- _BRIEF_
The lines to extract run from the start of the records through the line with "(eqAxis) at (4.951,0.607)", both ends included; drop the pictures.

Rows from a dataset of charts and code
<<<<
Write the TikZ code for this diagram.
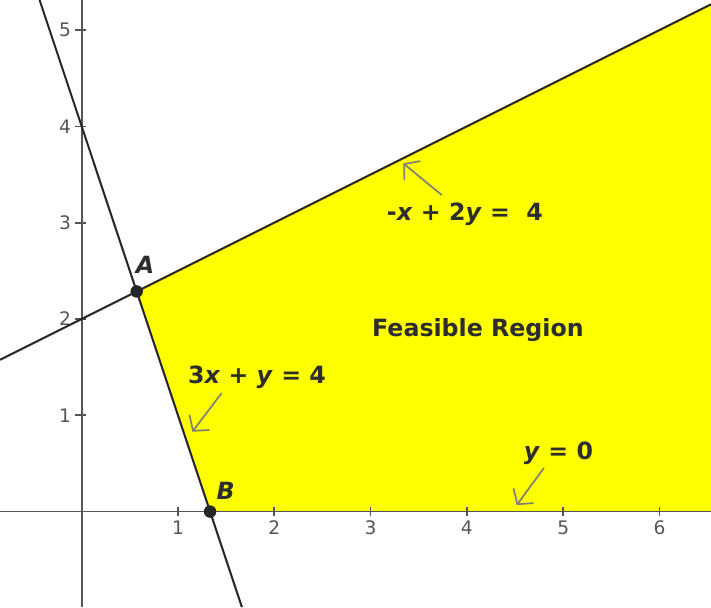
\documentclass[tikz,border=0pt]{standalone}
\usepackage{fontspec}
\setmainfont{DejaVu Sans}
\usetikzlibrary{arrows.meta,positioning}
\definecolor{regionyellow}{RGB}{255,255,0}
\definecolor{axisgray}{RGB}{85,85,85}
\definecolor{notegray}{RGB}{128,128,118}
\definecolor{textgray}{RGB}{45,45,45}
\newcommand{\vx}{\textit{x}}
\newcommand{\vy}{\textit{y}}

\begin{document}
\begin{tikzpicture}[
  axis/.style={axisgray, line width=0.5pt},
  constraint/.style={black!85, line width=0.6pt},
  ticklabel/.style={font=\fontsize{5.5}{6}\selectfont, text=axisgray, inner sep=1pt},
  eqn/.style={font=\fontsize{7}{8}\selectfont\bfseries, text=textgray, inner sep=0pt},
  note/.style={-{Straight Barb[length=1.1mm,width=2.6mm]}, notegray, line width=0.5pt},
  vertex/.style={circle, fill=black!85, inner sep=0pt, minimum size=1.3mm}
]
\useasboundingbox (-0.848,-0.992) rectangle (6.535,5.312);

\coordinate (pA) at (0.5714,2.2857);
\coordinate (pB) at (1.3333,0);
\fill[regionyellow] (pA) -- (pB) -- (6.535,0) -- (6.535,5.2675) -- cycle;

\draw[axis] (-0.848,0) -- (6.535,0);
\draw[axis] (0,-0.992) -- (0,5.312);
\foreach \i in {1,...,6} {
  \draw[axis] (\i,-0.05) -- (\i,0.05);
  \node[ticklabel] at (\i,-0.17) {\i};
}
\foreach \j in {1,...,5} {
  \draw[axis] (-0.07,\j) -- (0.04,\j);
  \node[ticklabel, anchor=east] at (-0.07,\j) {\j};
}

\draw[constraint] (-0.848,1.576) -- (6.535,5.2675);
\draw[constraint] (-0.437,5.312) -- (1.664,-0.992);

\node[vertex] (A) at (pA) {};
\node[vertex] (B) at (pB) {};
\node[eqn] (labelA) at (0.657,2.56) {\itshape A};
\node[eqn] (labelB) at (1.495,0.216) {\itshape B};

\node[eqn] (eqTop) at (3.98,3.089) {-\vx{} + 2\vy{} =~~4};
\node[eqn] (region) at (4.115,1.885) {Feasible Region};
\node[eqn] (eqSteep) at (1.82,1.397) {3\vx{} + \vy{} = 4};
\node[eqn] (eqAxis) at (4.951,0.607) {\vy{} = 0};

\coordinate (topTail) at (3.739,3.287);
\coordinate (topTip) at (3.34,3.616);
\coordinate (steepTail) at (1.454,1.231);
\coordinate (steepTip) at (1.149,0.829);
\coordinate (axisTail) at (4.80,0.452);
\coordinate (axisTip) at (4.517,0.067);

\draw[note] (topTail) -- (topTip);
\draw[note] (steepTail) -- (steepTip);
\draw[note] (axisTail) -- (axisTip);
\end{tikzpicture}
\end{document}
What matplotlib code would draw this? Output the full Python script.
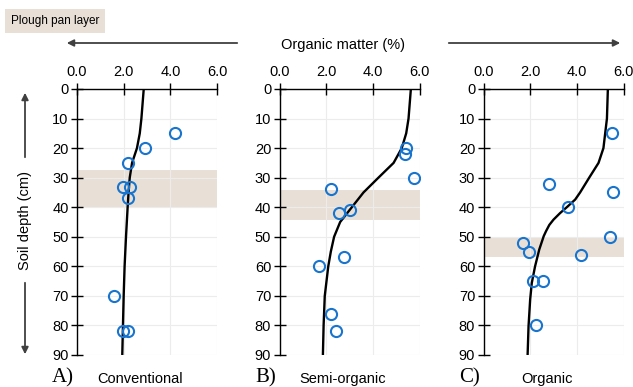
import matplotlib
matplotlib.use('Agg')
import matplotlib.pyplot as plt
from matplotlib.patches import FancyArrowPatch

# observed points (organic matter %, depth cm)
conv_om = [4.21, 2.93, 2.17, 1.97, 2.26, 2.17, 1.60, 1.97, 2.19]
conv_depth = [15, 20, 25, 33, 33, 37, 70, 82, 82]
semi_om = [5.43, 5.39, 5.76, 2.19, 2.57, 3.04, 2.76, 1.69, 2.19, 2.44]
semi_depth = [20, 22, 30, 34, 42, 41, 57, 60, 76, 82]
org_om = [5.51, 2.80, 5.56, 3.64, 5.43, 1.69, 1.93, 4.16, 2.11, 2.53, 2.27]
org_depth = [15, 32, 35, 40, 50, 52, 55, 56, 65, 65, 80]

# fitted curves
conv_fit_depth = [0, 10, 15, 20, 25, 30, 35, 40, 50, 60, 70, 80, 90]
conv_fit_om = [2.86, 2.76, 2.69, 2.57, 2.36, 2.26, 2.21, 2.17, 2.10, 2.04, 2.00, 1.97, 1.94]
semi_fit_depth = [0, 10, 15, 20, 25, 30, 35, 40, 45, 50, 55, 60, 70, 80, 90]
semi_fit_om = [5.63, 5.53, 5.43, 5.24, 4.89, 4.24, 3.60, 3.10, 2.60, 2.34, 2.20, 2.09, 1.94, 1.89, 1.86]
org_fit_depth = [0, 10, 20, 25, 30, 35, 37.4, 40, 42, 44.2, 46, 48.1, 49.8, 54.3, 60, 65.6, 71.2, 80.3, 90]
org_fit_om = [5.33, 5.29, 5.14, 4.93, 4.53, 4.14, 3.93, 3.57, 3.28, 3.00, 2.82, 2.68, 2.58, 2.39, 2.21, 2.07, 2.00, 1.93, 1.89]

# plough pan layer (top, bottom) depth
pans = [(27.3, 40.0), (34.1, 44.4), (50.0, 56.7)]
letters = ['A)', 'B)', 'C)']
names = ['Conventional', 'Semi-organic', 'Organic']

x_ticks = [0, 2, 4, 6]
x_labels = ['0.0', '2.0', '4.0', '6.0']
y_ticks = [0, 10, 20, 30, 40, 50, 60, 70, 80, 90]

plt.rcParams['font.family'] = ['Liberation Sans', 'DejaVu Sans']
pan_color = '#e8e0d6'
dot_color = '#1874cd'

fig = plt.figure(figsize=(6.33, 3.87), dpi=100)
W, H = 633.0, 387.0

panels = [
    (conv_om, conv_depth, conv_fit_om, conv_fit_depth),
    (semi_om, semi_depth, semi_fit_om, semi_fit_depth),
    (org_om, org_depth, org_fit_om, org_fit_depth),
]
lefts = [77, 279.5, 483.5]


def fig_arrow(x0, y0, x1, y1):
    a = FancyArrowPatch((x0 / W, 1 - y0 / H), (x1 / W, 1 - y1 / H),
                        transform=fig.transFigure, arrowstyle='-|>',
                        mutation_scale=10, color='#404040', lw=1.3)
    fig.add_artist(a)


for i, (om, dep, fom, fdep) in enumerate(panels):
    ax = fig.add_axes([lefts[i] / W, 1 - 355 / H, 140 / W, 266 / H])
    ax.set_xlim(0, 6)
    ax.set_ylim(90, 0)
    ax.axhspan(pans[i][0], pans[i][1], color=pan_color, lw=0, zorder=0)
    ax.plot(fom, fdep, color='black', lw=1.7, zorder=3,
            solid_joinstyle='round', solid_capstyle='butt')
    ax.plot(om, dep, 'o', mfc='none', mec=dot_color, mew=1.5, ms=8, zorder=4)
    ax.set_xticks(x_ticks)
    ax.set_xticklabels(x_labels)
    ax.set_yticks(y_ticks)
    ax.xaxis.tick_top()
    ax.tick_params(axis='x', direction='inout', length=8, width=1, labelsize=10.5, pad=3)
    ax.tick_params(axis='y', direction='inout', length=8, width=1, labelsize=10.5, pad=2)
    ax.grid(True, color='#ececec', lw=0.8, zorder=0)
    ax.set_axisbelow(True)
    for s in ['right', 'bottom']:
        ax.spines[s].set_visible(False)
    for s in ['left', 'top']:
        ax.spines[s].set_linewidth(1.0)
        ax.spines[s].set_color('black')

    fig.text((lefts[i] - 14) / W, 1 - 378 / H, letters[i], family='Liberation Serif',
             fontsize=15, ha='center', va='center')
    fig.text((lefts[i] + 63) / W, 1 - 379 / H, names[i], fontsize=10.5,
             ha='center', va='center')

# top title with arrows
fig.text(343 / W, 1 - 45 / H, 'Organic matter (%)', fontsize=10.5, ha='center', va='center')
fig_arrow(240, 43, 64, 43)
fig_arrow(446, 43, 623, 43)

# depth label with arrows
fig.text(25 / W, 1 - 221 / H, 'Soil depth (cm)', fontsize=10.5, rotation=90,
         ha='center', va='center')
fig_arrow(25, 160, 25, 90)
fig_arrow(25, 280, 25, 357)

# legend box
fig.text(11 / W, 1 - 21 / H, 'Plough pan layer', fontsize=8.5, ha='left', va='center',
         bbox=dict(boxstyle='square,pad=0.5', fc=pan_color, ec='none'))

fig.savefig('out.png', dpi=100)
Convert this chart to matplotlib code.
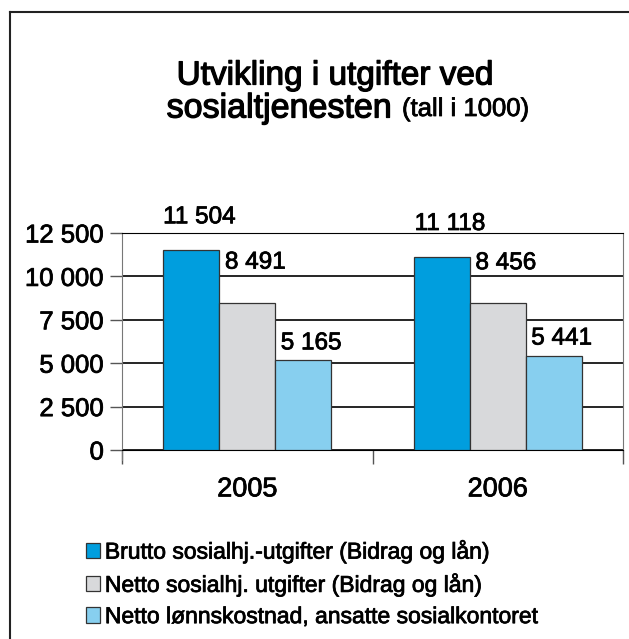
>>>>
- _ANSWER TO THIS TASK_
Write the TikZ code for this diagram.
\documentclass[tikz,border=0pt]{standalone}
\usepackage{fontspec}
\setmainfont{DejaVu Sans}
\usetikzlibrary{arrows.meta,positioning}
\definecolor{regionyellow}{RGB}{255,255,0}
\definecolor{axisgray}{RGB}{85,85,85}
\definecolor{notegray}{RGB}{128,128,118}
\definecolor{textgray}{RGB}{45,45,45}
\newcommand{\vx}{\textit{x}}
\newcommand{\vy}{\textit{y}}

\begin{document}
\begin{tikzpicture}[
  axis/.style={axisgray, line width=0.5pt},
  constraint/.style={black!85, line width=0.6pt},
  ticklabel/.style={font=\fontsize{5.5}{6}\selectfont, text=axisgray, inner sep=1pt},
  eqn/.style={font=\fontsize{7}{8}\selectfont\bfseries, text=textgray, inner sep=0pt},
  note/.style={-{Straight Barb[length=1.1mm,width=2.6mm]}, notegray, line width=0.5pt},
  vertex/.style={circle, fill=black!85, inner sep=0pt, minimum size=1.3mm}
]
\useasboundingbox (-0.848,-0.992) rectangle (6.535,5.312);

\coordinate (pA) at (0.5714,2.2857);
\coordinate (pB) at (1.3333,0);
\fill[regionyellow] (pA) -- (pB) -- (6.535,0) -- (6.535,5.2675) -- cycle;

\draw[axis] (-0.848,0) -- (6.535,0);
\draw[axis] (0,-0.992) -- (0,5.312);
\foreach \i in {1,...,6} {
  \draw[axis] (\i,-0.05) -- (\i,0.05);
  \node[ticklabel] at (\i,-0.17) {\i};
}
\foreach \j in {1,...,5} {
  \draw[axis] (-0.07,\j) -- (0.04,\j);
  \node[ticklabel, anchor=east] at (-0.07,\j) {\j};
}

\draw[constraint] (-0.848,1.576) -- (6.535,5.2675);
\draw[constraint] (-0.437,5.312) -- (1.664,-0.992);

\node[vertex] (A) at (pA) {};
\node[vertex] (B) at (pB) {};
\node[eqn] (labelA) at (0.657,2.56) {\itshape A};
\node[eqn] (labelB) at (1.495,0.216) {\itshape B};

\node[eqn] (eqTop) at (3.98,3.089) {-\vx{} + 2\vy{} =~~4};
\node[eqn] (region) at (4.115,1.885) {Feasible Region};
\node[eqn] (eqSteep) at (1.82,1.397) {3\vx{} + \vy{} = 4};
\node[eqn] (eqAxis) at (4.951,0.607) {\vy{} = 0};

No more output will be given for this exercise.